**THE REQUEST**
Copy all lines below exactly as written. Leave pictures out.

**DATA LINES**
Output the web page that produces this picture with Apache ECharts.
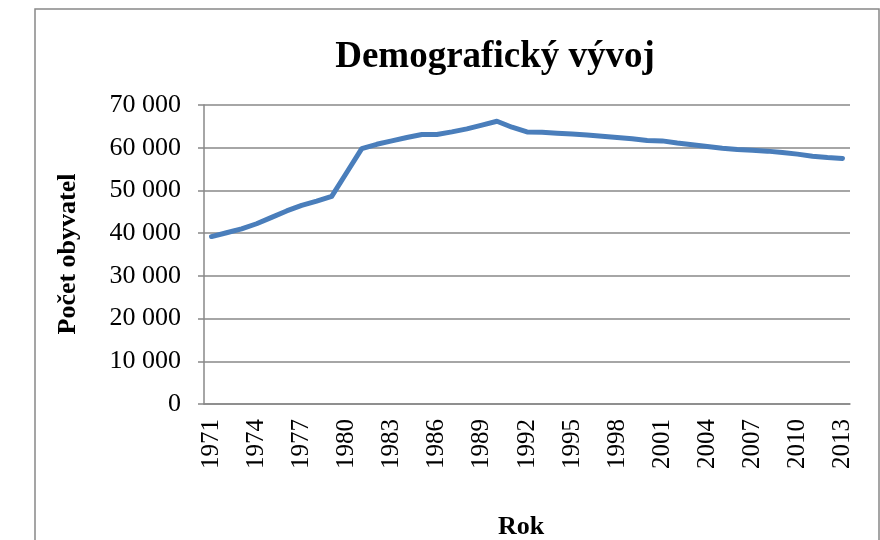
<!DOCTYPE html>
<html>
<head>
<meta charset="utf-8">
<script src="https://cdn.jsdelivr.net/npm/echarts@6/dist/echarts.min.js"></script>
<style>html,body{margin:0;padding:0;background:#fff}#c{width:880px;height:540px}</style>
</head>
<body>
<div id="c"></div>
<script>
const years = [];
for (let y = 1971; y <= 2013; y++) years.push(String(y));
const population = [
  39200, 40100, 41000, 42200, 43700, 45200, 46500, 47500, 48600, 54200,
  59800, 60800, 61600, 62400, 63100, 63100, 63700, 64400, 65300, 66200,
  64800, 63700, 63600, 63400, 63200, 63000, 62700, 62400, 62100, 61700,
  61600, 61100, 60700, 60300, 59900, 59600, 59400, 59200, 58900, 58500,
  58000, 57700, 57500
];
const titleText = 'Demografický vývoj';
const yTitle = 'Počet obyvatel';
const xTitle = 'Rok';

const serif = '"Liberation Serif", "Times New Roman", serif';
const chart = echarts.init(document.getElementById('c'));
chart.setOption({
  backgroundColor: '#fff',
  animation: false,
  title: {
    text: titleText,
    left: 490, top: 34, textAlign: 'center',
    textStyle: { fontFamily: serif, fontWeight: 'bold', fontSize: 37, color: '#000' }
  },
  graphic: [{
    type: 'rect', shape: { x: 35, y: 9, width: 844, height: 560 },
    style: { fill: 'none', stroke: '#888', lineWidth: 1.5 }, z: -1
  }, {
    type: 'text', x: 521, y: 527,
    style: { text: xTitle, font: 'bold 26px ' + serif, fill: '#000', align: 'center', verticalAlign: 'middle' }
  }, {
    type: 'text', x: 68, y: 254, rotation: Math.PI / 2,
    style: { text: yTitle, font: 'bold 26px ' + serif, fill: '#000', align: 'center', verticalAlign: 'middle' }
  }],
  grid: { left: 204, right: 30, top: 105, bottom: 136, containLabel: false },
  xAxis: {
    type: 'category', data: years, boundaryGap: true,
    axisLine: { lineStyle: { color: '#888', width: 1.5 } },
    axisTick: { interval: 0, length: 6, lineStyle: { color: '#888', width: 1.5 } },
    axisLabel: { interval: 2, rotate: 90, margin: 15, fontFamily: serif, fontSize: 25, color: '#000' },
    splitLine: { show: false }
  },
  yAxis: {
    type: 'value', min: 0, max: 70000, interval: 10000,
    axisLine: { show: true, lineStyle: { color: '#888', width: 1.5 } },
    axisTick: { show: true, length: 6, lineStyle: { color: '#888', width: 1.5 } },
    axisLabel: {
      margin: 23, fontFamily: serif, fontSize: 26, color: '#000',
      formatter: v => String(v).replace(/\B(?=(\d{3})+(?!\d))/g, ' ')
    },
    splitLine: { lineStyle: { color: '#888', width: 1.5 } }
  },
  series: [{
    type: 'line', data: population, showSymbol: false, symbol: 'none',
    lineStyle: { color: '#4A7EBB', width: 5, cap: 'round', join: 'round' },
    itemStyle: { color: '#4A7EBB' }
  }]
});
</script>
</body>
</html>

**THE ANSWER**
Output the web page that produces this picture with Apache ECharts.
<!DOCTYPE html>
<html>
<head>
<meta charset="utf-8">
<script src="https://cdn.jsdelivr.net/npm/echarts@6/dist/echarts.min.js"></script>
<style>html,body{margin:0;padding:0;background:#fff}#c{width:880px;height:540px}</style>
</head>
<body>
<div id="c"></div>
<script>
const years = [];
for (let y = 1971; y <= 2013; y++) years.push(String(y));
const population = [
  39200, 40100, 41000, 42200, 43700, 45200, 46500, 47500, 48600, 54200,
  59800, 60800, 61600, 62400, 63100, 63100, 63700, 64400, 65300, 66200,
  64800, 63700, 63600, 63400, 63200, 63000, 62700, 62400, 62100, 61700,
  61600, 61100, 60700, 60300, 59900, 59600, 59400, 59200, 58900, 58500,
  58000, 57700, 57500
];
const titleText = 'Demografický vývoj';
const yTitle = 'Počet obyvatel';
const xTitle = 'Rok';

const serif = '"Liberation Serif", "Times New Roman", serif';
const chart = echarts.init(document.getElementById('c'));
chart.setOption({
  backgroundColor: '#fff',
  animation: false,
  title: {
    text: titleText,
    left: 490, top: 34, textAlign: 'center',
    textStyle: { fontFamily: serif, fontWeight: 'bold', fontSize: 37, color: '#000' }
  },
  graphic: [{
    type: 'rect', shape: { x: 35, y: 9, width: 844, height: 560 },
    style: { fill: 'none', stroke: '#888', lineWidth: 1.5 }, z: -1
  }, {
    type: 'text', x: 521, y: 527,
    style: { text: xTitle, font: 'bold 26px ' + serif, fill: '#000', align: 'center', verticalAlign: 'middle' }
  }, {
    type: 'text', x: 68, y: 254, rotation: Math.PI / 2,
    style: { text: yTitle, font: 'bold 26px ' + serif, fill: '#000', align: 'center', verticalAlign: 'middle' }
  }],
  grid: { left: 204, right: 30, top: 105, bottom: 136, containLabel: false },
  xAxis: {
    type: 'category', data: years, boundaryGap: true,
    axisLine: { lineStyle: { color: '#888', width: 1.5 } },
    axisTick: { interval: 0, length: 6, lineStyle: { color: '#888', width: 1.5 } },
    axisLabel: { interval: 2, rotate: 90, margin: 15, fontFamily: serif, fontSize: 25, color: '#000' },
    splitLine: { show: false }
  },
  yAxis: {
    type: 'value', min: 0, max: 70000, interval: 10000,
    axisLine: { show: true, lineStyle: { color: '#888', width: 1.5 } },
    axisTick: { show: true, length: 6, lineStyle: { color: '#888', width: 1.5 } },
    axisLabel: {
      margin: 23, fontFamily: serif, fontSize: 26, color: '#000',
      formatter: v => String(v).replace(/\B(?=(\d{3})+(?!\d))/g, ' ')
    },
    splitLine: { lineStyle: { color: '#888', width: 1.5 } }
  },
  series: [{
    type: 'line', data: population, showSymbol: false, symbol: 'none',
    lineStyle: { color: '#4A7EBB', width: 5, cap: 'round', join: 'round' },
    itemStyle: { color: '#4A7EBB' }
  }]
});
</script>
</body>
</html>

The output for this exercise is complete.